Most precious kimono from old Japan.

A vintage kimono is one that is from a specific period of kimono design in Japanese history. Each period has distinct styles that reflect the trends and tastes relative to the textiles, designs and techniques used in creating the kimono and obi of the period. Textiles used include silk, wool and cotton. Textiles are distinct in the design of the weave and use of dye, embroidery, gold leaf, and lacquer. This means that each vintage kimono is a one of a kind piece of art. The vintage kimono has distinct character and a uniqueness that cannot be matched in contemporary kimono that are brand new. Each is a piece of history.

A kimono is considered antique if it was worn or made before 1945 (WWII), and tends to be made out of raw silk and spun by hand. Their supple texture is very different from that of contemporary pieces, because modern kimonos are usually made from processed silk, and while they are durable, they often lack this appealing texture.

Vintage kimonos are hand-made from the fabric bolt until the finished kimono and are dyed using stencil papers or are handpainted, then sewn together by hand.

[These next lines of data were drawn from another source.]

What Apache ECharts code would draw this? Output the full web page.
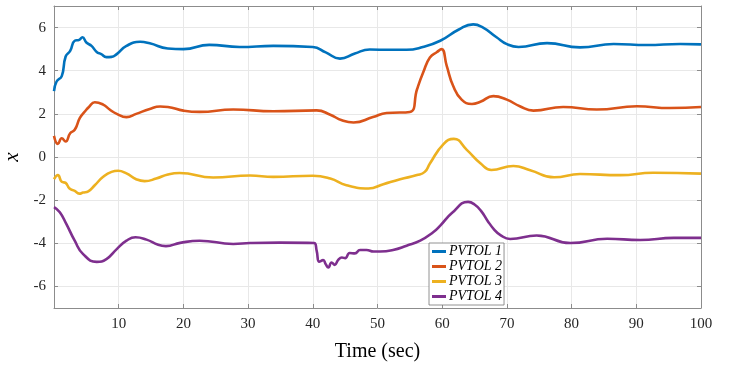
<!DOCTYPE html>
<html>
<head>
<meta charset="utf-8">
<script src="https://cdn.jsdelivr.net/npm/echarts@6/dist/echarts.min.js"></script>
<style>
  html, body { margin: 0; padding: 0; background: #fff; }
  #chart { width: 738px; height: 365px; }
</style>
</head>
<body>
<div id="chart"></div>
<script>
'use strict';
// data: [time (sec), x]
var seriesNames = ['PVTOL 1', 'PVTOL 2', 'PVTOL 3', 'PVTOL 4'];
var yTicks = [-6, -4, -2, 0, 2, 4, 6];

var pvtol1 = [[0,3.05],[0.4,3.5],[1.2,3.75],[1.8,4.66],[2.5,4.92],[3.2,5.39],[3.9,5.43],[4.4,5.55],
  [5,5.31],[5.8,5.15],[6.6,4.87],[7.3,4.77],[8.1,4.63],[8.9,4.64],[9.7,4.77],[11.2,5.15],[13.3,5.34],
  [14.8,5.27],[17.6,5.03],[20,5.0],[24,5.2],[28.7,5.1],[33.9,5.15],[40,5.1],[42,4.85],[44.2,4.56],
  [46.5,4.8],[48.8,4.98],[51.9,4.97],[54.5,4.97],[57,5.1],[59.7,5.39],[62.5,5.9],[64.8,6.15],
  [66.2,6.02],[68.4,5.55],[70,5.23],[71.8,5.1],[76.2,5.28],[81.3,5.08],[86.5,5.24],[91.6,5.19],
  [96.8,5.24],[100,5.22]];

var pvtol2 = [[0,0.98],[0.6,0.61],[1.2,0.87],[1.8,0.72],[2.5,1.1],[3.2,1.26],[4,1.81],[4.8,2.12],
  [5.4,2.32],[6.3,2.54],[7.6,2.43],[8.6,2.2],[9.7,2.0],[11.2,1.85],[12.7,2.0],[14.8,2.23],[16.4,2.34],
  [17.6,2.32],[20,2.15],[22.5,2.09],[27.7,2.2],[33.9,2.12],[40.6,2.16],[42.7,1.96],[44.5,1.7],
  [46.3,1.6],[49.3,1.85],[51.4,2.04],[55,2.09],[56.1,3.13],[57.1,3.95],[58.1,4.61],[59.2,4.87],
  [59.9,5.0],[60.7,4.22],[61.7,3.29],[63,2.66],[64.6,2.46],[65.9,2.56],[67.9,2.82],[70,2.66],
  [72,2.35],[74.1,2.15],[78.7,2.32],[83.9,2.2],[90.1,2.35],[95.2,2.27],[100,2.32]];

var pvtol3 = [[0,-1.03],[0.6,-0.84],[1.2,-1.15],[1.8,-1.2],[2.4,-1.46],[3.2,-1.57],[3.9,-1.7],
  [4.5,-1.65],[5.3,-1.59],[6.3,-1.31],[7.6,-0.92],[8.9,-0.69],[9.9,-0.64],[11.2,-0.76],[12.7,-1.03],
  [14,-1.12],[15.8,-1.0],[17.6,-0.81],[19.4,-0.74],[24.6,-0.95],[30.3,-0.86],[33.9,-0.92],[40,-0.87],
  [42.7,-1.0],[45.2,-1.31],[48.6,-1.46],[50.9,-1.26],[53.5,-1.03],[56.1,-0.84],[57.3,-0.69],
  [58.1,-0.3],[60.2,0.6],[61.8,0.84],[63.8,0.33],[65.9,-0.29],[67.6,-0.6],[71,-0.42],[73.6,-0.61],
  [77.3,-0.94],[81.3,-0.79],[87.5,-0.84],[92.6,-0.73],[100,-0.77]];

var pvtol4 = [[0,-2.32],[0.9,-2.56],[1.9,-3.1],[3.2,-3.88],[4.5,-4.5],[6.6,-4.86],[8.1,-4.73],
  [9.7,-4.27],[11.2,-3.88],[12.6,-3.72],[14.3,-3.83],[16.1,-4.07],[17.3,-4.13],[19.5,-3.98],
  [22.5,-3.88],[27.7,-4.03],[30.3,-3.99],[34.9,-3.97],[40.2,-3.99],[40.6,-4.35],[41,-4.85],
  [41.6,-4.78],[42,-4.97],[42.4,-5.12],[42.9,-4.89],[43.4,-5.0],[43.9,-4.78],[44.5,-4.66],[45,-4.69],
  [45.7,-4.45],[46.5,-4.47],[47.3,-4.31],[48.3,-4.31],[49.4,-4.38],[50.4,-4.38],[52.4,-4.31],
  [54.5,-4.11],[56.6,-3.88],[58.6,-3.49],[59.7,-3.18],[61.5,-2.6],[64,-2.08],[65,-2.2],[66,-2.5],
  [67,-2.95],[68,-3.35],[69,-3.62],[70.5,-3.8],[74.6,-3.64],[79.8,-3.99],[85.5,-3.79],[90.6,-3.85],
  [95.8,-3.75],[100,-3.75]];

var colors = ['#0072BD', '#D95319', '#EDB120', '#7E2F8E'];
var allData = [pvtol1, pvtol2, pvtol3, pvtol4];

var chart = echarts.init(document.getElementById('chart'));
var serif = '"Liberation Serif", "DejaVu Serif", serif';
var axisGray = '#8c8c8c';
var labelStyle = { color: '#262626', fontFamily: serif, fontSize: 15 };

var option = {
    animation: false,
    color: colors,
    grid: { left: 54, right: 37, top: 6, bottom: 57, containLabel: false, outerBoundsMode: 'none' },
    legend: {
        orient: 'vertical',
        left: 429,
        top: 243,
        padding: [1, 2, 1, 3],
        itemGap: 0,
        itemWidth: 14,
        itemHeight: 3,
        icon: 'rect',
        backgroundColor: '#fff',
        borderColor: '#777',
        borderWidth: 0.8,
        borderRadius: 0,
        textStyle: { fontFamily: serif, fontStyle: 'italic', fontSize: 14, lineHeight: 15, color: '#000', padding: [0, 0, 0, -2] },
        data: seriesNames
    },
    xAxis: [{
        type: 'value', min: 0, max: 100, interval: 10,
        name: 'Time (sec)', nameLocation: 'middle', nameGap: 34,
        nameTextStyle: { fontFamily: serif, fontSize: 20, color: '#000' },
        axisLine: { onZero: false, lineStyle: { color: axisGray } },
        axisTick: { inside: true, length: 4, lineStyle: { color: axisGray } },
        axisLabel: Object.assign({ margin: 9, showMinLabel: false }, labelStyle),
        splitLine: { show: true, lineStyle: { color: '#e8e8e8', width: 1 } }
    }, {
        type: 'value', min: 0, max: 100, interval: 10, position: 'top',
        axisLine: { show: true, onZero: false, lineStyle: { color: axisGray } },
        axisTick: { inside: true, length: 4, lineStyle: { color: axisGray } },
        axisLabel: { show: false },
        splitLine: { show: false }
    }],
    yAxis: [{
        type: 'value', min: -7, max: 7,
        name: 'x', nameLocation: 'middle', nameGap: 30,
        nameTextStyle: { fontFamily: serif, fontStyle: 'italic', fontSize: 21, color: '#000' },
        axisLine: { show: true, onZero: false, lineStyle: { color: axisGray } },
        axisTick: { inside: true, length: 4, customValues: yTicks, lineStyle: { color: axisGray } },
        axisLabel: Object.assign({ margin: 8, customValues: yTicks }, labelStyle),
        splitLine: { show: true, lineStyle: { color: '#e8e8e8', width: 1 } }
    }, {
        type: 'value', min: -7, max: 7, position: 'right',
        axisLine: { show: true, onZero: false, lineStyle: { color: axisGray } },
        axisTick: { inside: true, length: 4, customValues: yTicks, lineStyle: { color: axisGray } },
        axisLabel: { show: false },
        splitLine: { show: false }
    }],
    series: allData.map(function (d, i) {
        return {
            name: seriesNames[i],
            type: 'line',
            data: d,
            showSymbol: false,
            smooth: 0.5,
            lineStyle: { width: 2.6, color: colors[i] },
            z: 3
        };
    })
};
chart.setOption(option);
</script>
</body>
</html>
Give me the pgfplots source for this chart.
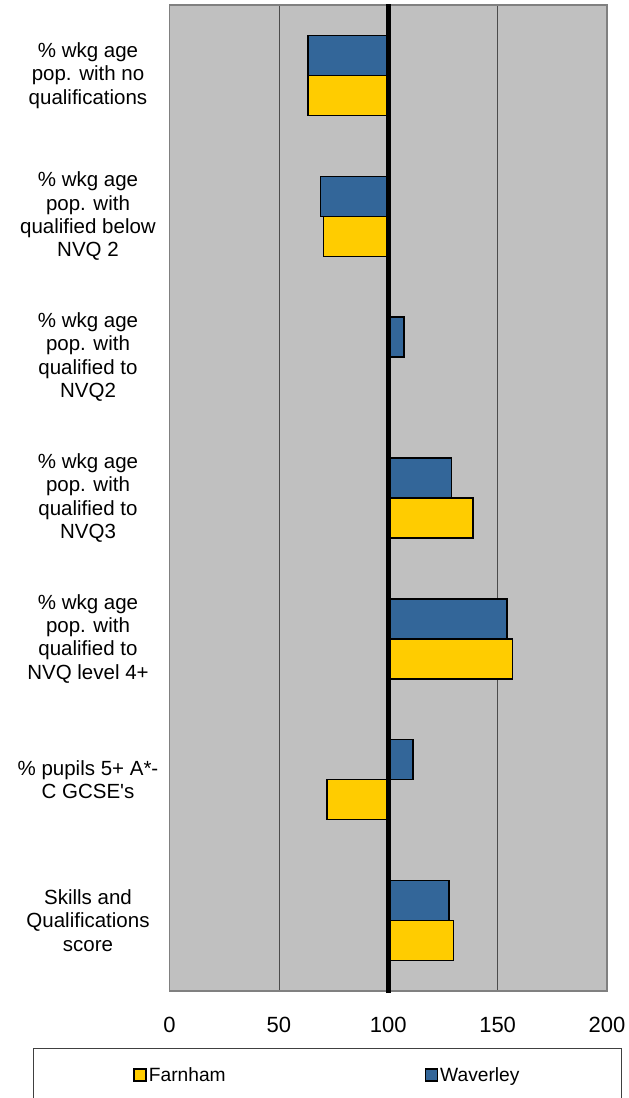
\documentclass[border=0pt]{standalone}
\usepackage{pgfplots}
\pgfplotsset{compat=1.18}
\usepackage{fontspec}
\setmainfont{Liberation Sans}
\definecolor{farn}{HTML}{FFCC00}
\definecolor{wav}{HTML}{336699}
\definecolor{bg}{HTML}{C0C0C0}
\begin{document}
\begin{tikzpicture}
\useasboundingbox (-169.5pt,-107pt) rectangle (459.5pt,991pt);
\begin{axis}[
  at={(0pt,0pt)}, anchor=south west,
  scale only axis, width=437.5pt, height=986pt,
  xbar, bar width=40pt,
  x coord trafo/.code={\pgfmathparse{#1-100}},
  x coord inv trafo/.code={\pgfmathparse{#1+100}},
  xmin=0, xmax=200,
  ymin=-0.5, ymax=6.5,
  xtick={0,50,100,150,200},
  xticklabels={0,50,100,150,200},
  xmajorgrids, grid style={color=black!70, line width=0.7pt},
  major tick length=0pt,
  ytick={0,1,2,3,4,5,6},
  yticklabels={{Skills and\\Qualifications\\score},
               {\% pupils 5+ A*-\\C GCSE\textquotesingle s},
               {\% wkg age\\pop. with\\qualified to\\NVQ level 4+},
               {\% wkg age\\pop. with\\qualified to\\NVQ3},
               {\% wkg age\\pop. with\\qualified to\\NVQ2},
               {\% wkg age\\pop. with\\qualified below\\NVQ 2},
               {\% wkg age\\pop. with no\\qualifications}},
  yticklabel style={anchor=center, xshift=-81.5pt, align=center,
     font=\fontsize{20.5}{23.3}\selectfont, inner sep=0pt},
  xticklabel style={font=\fontsize{22}{26}\selectfont, inner sep=0pt, anchor=north, yshift=-26pt},
  axis background/.style={fill=bg},
  axis line style={color=black!50, line width=1.5pt},
  clip=false,
  legend columns=2,
  legend style={at={(0.361,-0.0578)}, anchor=north, draw=black!75, line width=0.8pt, fill=white,
     inner xsep=99.5pt, inner ysep=17pt,
     font=\fontsize{19.2}{22}\selectfont,
     nodes={inner sep=2pt},
     /tikz/every even column/.append style={column sep=197pt}},
  legend image code/.code={\draw[#1, line width=1.5pt] (0pt,-6pt) rectangle (12pt,6pt);},
]
\addplot[fill=farn, draw=black, line width=1.5pt, bar shift=-20pt] coordinates {
 (129.9,0) (72.1,1) (156.7,2) (138.7,3) (100,4) (70.5,5) (63.4,6)};
\addlegendentry{Farnham}
\addplot[fill=wav, draw=black, line width=1.5pt, bar shift=20pt] coordinates {
 (127.8,0) (111.3,1) (154.2,2) (129.0,3) (107.1,4) (69.0,5) (63.4,6)};
\addlegendentry{Waverley}
\addplot[black, line width=4.5pt, forget plot, xbar=0pt, bar width=0pt, sharp plot] coordinates {(100,-0.515) (100,6.51)};
\end{axis}
\end{tikzpicture}
\end{document}
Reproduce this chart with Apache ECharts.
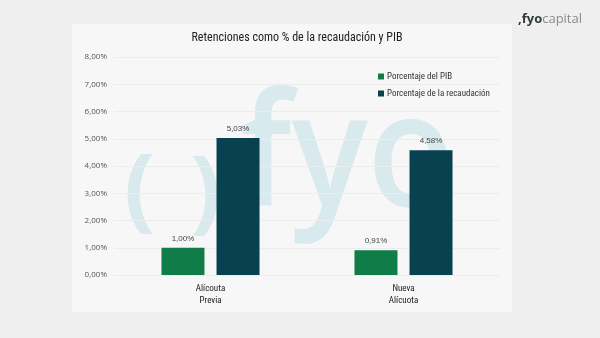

The craftsmanship seen in antique kimono is the ultimate demonstration of Japanese textile design of the period. The usual lifespan of silk is considered to be around 100 years, as it gradually becomes weak through oxidation and discoloration, while silk kimonos that have been carefully preserved can be in fairly good condition. Much careful attention needs to be paid to antique kimonos, especially those that are hand-painted or dyed with natural dye, since damage done by perspiration, water or humidity is extremely difficult to reverse.

Japan has a very rich textile history, a major focus of interest and artistic expression being the kimono. Meaning 'the thing worn', the term kimono was first adopted in the mid-19th century. Prior to that the garment was known as a kosode, which means 'small sleeve', a reference to the opening at the wrist. Originally worn by commoners, or as an undergarment by the aristocracy, from the 16th century the kosode, or kimono, had become the principal item of dress for all classes and both sexes. It is still today an enduring symbol of traditional Japanese culture.

'Kimono for Women', 1800-50, monochrome figured silk (rinzu) with tie-dye (shibori) and embroidery. Museum no. FE.101-1982

Kimono are simple, straight-seamed garments. They are worn wrapped left side over right and secured with a sash called an obi. The length of the garment can be altered for height by drawing up excess fabric under the obi, while other adjustments can be made to suit the wearer. By pulling back the collar, for example, the nape of a woman's neck can be more sensuously revealed. The wrap style allows for ease of movement, particularly in a culture where many activities are performed while seated on the floor. The kimono is also well-suited to Japan's climate. Unlined kimono are worn in the humid summers while in winter warmth is provided by lined kimono worn in many layers.

In kimono it is the pattern on the surface, rather than the cut of the garment, that is significant. Indications of social status, personal identity and cultural sensitivity are expressed through colour and decoration.

The choice of obi and accessories, such as combs and pins worn in the hair, are also important. Only the elite regularly wore luxurious kimono; the majority of people would only have donned silk garments on special occasions and were sometimes forbidden to do so all together.

The kimono worn by women, particularly the young, were the most richly decorated and it is generally these that survive in collections like that of the V&A. Such kimono were the designer clothes of their day.